Let me set the real scene that for some reason nobody seems to be capturing:
You’re at the Fly and sitting on a red-ant hill. Your denim is way too tight and making you chafe. The wine you’re drinking is warm and cheap, and some Sig Ep with his shirt off won’t leave you alone. The elephant at the Fly is that everyone came here on a strict mission to Instagram. Like everyone else, obviously all you wanted to do was post today and as you scroll through the dozens of pictures from your 30-minute photoshoot, you realize that fucking Lia didn’t tell you you had strawberries in your teeth. Seriously Lia. Seriously. Honestly yes its golden hour, but yes you are also freezing. You left your suite with a cardigan but then Zoe told you your outfit was more vibey without it. Obviously. You look around at all your friends, resting bitch faces on, world off. They are mostly silent, bluned*. The only real conversation taking place on this Grateful Dead tapestry is everyone taking turns asking if they look fat in the pictures they are about to Instagram.
As I just set and re-set the scene, I can’t help but be reminded of sociologist Erving Goffman who argues our entire social world is one big fat setting the scene. I know he was writing in the 60s, but I have reason to believe he must be rolling in his grave looking at our world today. In his book The Presentation of Self in Everyday Life he discusses how we are all actors and the social world is our stage; on this stage we use various props, costumes, and scripts to play out our roles, our “public selves” as convincingly as possible.
When Goffman was writing, the social world only required us to switch between our public and private, on-stage and off-stage characters. Technology presents us with another stage and challenges us to navigate two dueling social realms: online and real life. Goffman defines our backstage as a place “relative to a given performance, where the impression fostered by the performance is knowingly contradicted” and where “the performer can relax; he can drop his front, forgo speaking his lines, and step out of character” (2). The pressure of maintaining a social-media presence strips us of the purity, humanity, and comfort of our backstage lives as our obsession with our virtual performances makes it impossible to truly disconnect ourselves, step out of character, and relax.
Fueling this obsession is the fact that online we are able to fully script, cast, produce, and direct our own plays; under the artificial spotlights we create on our virtual stages, we are simultaneously freed from and protected against the spontaneous forces of reality. In contrast to reality, where life itself prevents us from maintaining a flawless performance, online is a totally different story, and a totally different stage.
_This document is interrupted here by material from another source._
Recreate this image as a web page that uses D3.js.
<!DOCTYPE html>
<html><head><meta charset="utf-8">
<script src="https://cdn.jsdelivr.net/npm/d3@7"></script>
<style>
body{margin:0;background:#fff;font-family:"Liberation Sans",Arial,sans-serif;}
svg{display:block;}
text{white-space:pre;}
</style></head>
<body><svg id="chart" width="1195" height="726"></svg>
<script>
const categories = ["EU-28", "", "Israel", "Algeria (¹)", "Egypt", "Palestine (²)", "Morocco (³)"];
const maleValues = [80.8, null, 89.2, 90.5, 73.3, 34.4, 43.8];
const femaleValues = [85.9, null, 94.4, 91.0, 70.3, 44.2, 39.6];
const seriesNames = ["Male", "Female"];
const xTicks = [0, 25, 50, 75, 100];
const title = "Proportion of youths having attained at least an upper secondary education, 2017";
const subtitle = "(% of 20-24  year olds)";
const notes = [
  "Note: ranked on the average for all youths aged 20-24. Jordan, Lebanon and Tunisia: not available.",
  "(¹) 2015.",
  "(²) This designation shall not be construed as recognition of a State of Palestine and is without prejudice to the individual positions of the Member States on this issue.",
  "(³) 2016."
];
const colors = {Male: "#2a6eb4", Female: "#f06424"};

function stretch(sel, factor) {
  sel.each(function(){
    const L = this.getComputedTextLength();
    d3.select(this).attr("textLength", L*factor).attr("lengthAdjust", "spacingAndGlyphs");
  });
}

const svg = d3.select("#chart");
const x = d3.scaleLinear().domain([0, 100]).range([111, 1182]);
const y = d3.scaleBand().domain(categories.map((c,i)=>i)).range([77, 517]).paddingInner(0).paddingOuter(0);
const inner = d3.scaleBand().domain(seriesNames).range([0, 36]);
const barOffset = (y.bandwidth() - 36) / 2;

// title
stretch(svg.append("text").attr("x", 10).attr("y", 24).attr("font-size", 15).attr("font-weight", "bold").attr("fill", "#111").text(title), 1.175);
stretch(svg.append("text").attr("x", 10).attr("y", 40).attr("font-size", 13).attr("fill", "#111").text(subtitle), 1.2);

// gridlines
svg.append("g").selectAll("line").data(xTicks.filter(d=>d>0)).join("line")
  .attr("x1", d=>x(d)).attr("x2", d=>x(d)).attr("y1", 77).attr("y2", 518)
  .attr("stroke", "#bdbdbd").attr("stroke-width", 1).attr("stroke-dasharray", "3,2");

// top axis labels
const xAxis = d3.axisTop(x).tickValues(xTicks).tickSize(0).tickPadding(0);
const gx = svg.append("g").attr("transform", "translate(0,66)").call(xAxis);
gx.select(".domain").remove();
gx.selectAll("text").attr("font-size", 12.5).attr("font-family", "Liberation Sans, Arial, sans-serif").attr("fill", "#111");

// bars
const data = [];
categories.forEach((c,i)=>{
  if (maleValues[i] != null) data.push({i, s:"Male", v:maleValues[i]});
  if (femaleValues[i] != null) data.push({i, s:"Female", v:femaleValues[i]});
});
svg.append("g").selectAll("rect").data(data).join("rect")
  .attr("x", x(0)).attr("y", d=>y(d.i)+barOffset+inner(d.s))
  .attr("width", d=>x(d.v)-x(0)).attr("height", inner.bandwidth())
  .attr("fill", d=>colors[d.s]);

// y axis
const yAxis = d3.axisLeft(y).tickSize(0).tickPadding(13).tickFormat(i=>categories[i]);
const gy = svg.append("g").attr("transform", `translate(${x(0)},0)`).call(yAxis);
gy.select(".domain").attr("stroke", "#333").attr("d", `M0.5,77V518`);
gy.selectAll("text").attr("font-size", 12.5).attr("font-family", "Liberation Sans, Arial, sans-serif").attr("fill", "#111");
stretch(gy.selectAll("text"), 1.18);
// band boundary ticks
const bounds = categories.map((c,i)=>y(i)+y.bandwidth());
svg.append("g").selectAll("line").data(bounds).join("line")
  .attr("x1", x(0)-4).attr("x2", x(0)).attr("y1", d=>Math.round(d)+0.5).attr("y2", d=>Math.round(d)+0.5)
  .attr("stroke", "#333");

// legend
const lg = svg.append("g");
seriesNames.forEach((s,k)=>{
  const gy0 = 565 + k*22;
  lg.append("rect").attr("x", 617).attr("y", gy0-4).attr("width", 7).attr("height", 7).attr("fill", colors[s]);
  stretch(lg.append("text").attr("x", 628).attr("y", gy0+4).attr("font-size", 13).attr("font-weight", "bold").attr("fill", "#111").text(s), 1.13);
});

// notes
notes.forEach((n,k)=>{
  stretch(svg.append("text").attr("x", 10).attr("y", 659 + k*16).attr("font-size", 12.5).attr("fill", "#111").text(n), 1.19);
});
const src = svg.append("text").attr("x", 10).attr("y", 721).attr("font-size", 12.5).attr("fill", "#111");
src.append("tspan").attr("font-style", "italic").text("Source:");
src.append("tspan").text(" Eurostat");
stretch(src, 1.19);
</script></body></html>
Self-produced and self-directed, it makes sense that our online plays are often illusory depictions of indicators of a successful, happy life: friendship and love. Reflecting on our own lives where true friendship and true love may be void, we anxiously turn to our phones and see everyone else appearing to lead fulfilling, happy lives. Fuelled by these anxieties we’re pressured to contribute to these online illusions and further reproduce facades of idealized selves. Research indicates that our social-anxieties motivate us to create “large-discrepancies between [our] actual and ideal self” online and “present [ourselves] in ways that differ from [our] own self-perceptions” suggesting most of us “present idealized selves online” (3).
I set the first scene to feature a relatively mundane gathering of “friends” (I use this term lightly), or at least fun looking girls who, when filtered through Snapchat, appear to be each others future bridesmaids. The next scene I will set is a well-executed illusion of love:
It’s Valentine’s Day and you pick up your phone. Scrolling through Snapchat and Instagram you contemplate your own loneliness as you are blasted with images of everyone else out there clearly having perfect Valentine’s Days with their perfect boyfriends. You wonder to yourself if you’re the only person single today. Watching snaps of Nicolette and Tony wearing the dog filter while making out across their table at Josephine Estelle you think to yourself, “goals.” She posts a boomerang of their dirty martinis clinking and captions it “6 months with my love,” and he has a story to match.
And now for that real scene that won’t be captured:
It’s Valentine’s Day and Nicolette just spent an hour and a half hyperventilating/crying to her suite mates about how Tony is borderline abusive and won’t stop flirting with the Kappas in The Boot. While venting to her best friend in pajamas, she also solo-pregamed dinner because obviously she doesn’t think Tony is hot when she’s sober. Her friends reassure her that yes, he does have acne and yellow teeth, BUT he’s hot when the lights are really dim. Strapping on her heels and clomping down her stairs, she murmurs to herself that she can do better. Regardless, the Uber is here. Tony is slouched in the backseat empty-handed and in jeans. She doesn’t know what’s worse, the fact that jeans are going to ruin her alt Instagram at Alto, or the fact that she won’t be able to post a story of the roses and chocolates he didn’t bring. Seriously? It’s Valentine’s Day.
It’s clear that society’s obsession with a perfect self-image is not a new phenomena. A particularly amusing example from history is the fact that we rarely see paintings of aristocrats accurately depicting their flaws. Like my friends FaceTuning their Instagrams to soften blemishes or whiten their teeth, Queen Elizabeth I was also on that wave. Notorious for demanding fictitious portrayals in her portraits, she was always painted with pearly skin and finer features. She even made a law “prohibiting the circulation of unflattering portraits of her” (4). With new technology like Instagram and Snapchat, we have upgraded from directing painters to set the scene to being our own directors of our entire plays.
No longer are we solely the actors in this play of life, but we have promoted ourselves to being the directors and producers and film crew and makeup and lighting and sound and and and…. Armed with social media and an unwavering and obsessive ability to direct the illusions we launch out into the world, why do we feel so compelled to be so dishonest? Maybe it’s because we can, and because everyone else is too?
But aren’t the very tools we use to redirect our lives, recast our actors, rebuild our own stages, and rewrite our scripts really just degrading the realest parts of our lives? As we desperately attempt to “set the scene,” we in turn totally alienate ourselves from the scene itself, the other actors, the entire play, and ourselves.
Maybe real happiness would come from unshackling ourselves from our phones, looking up, and enjoying each other… irl.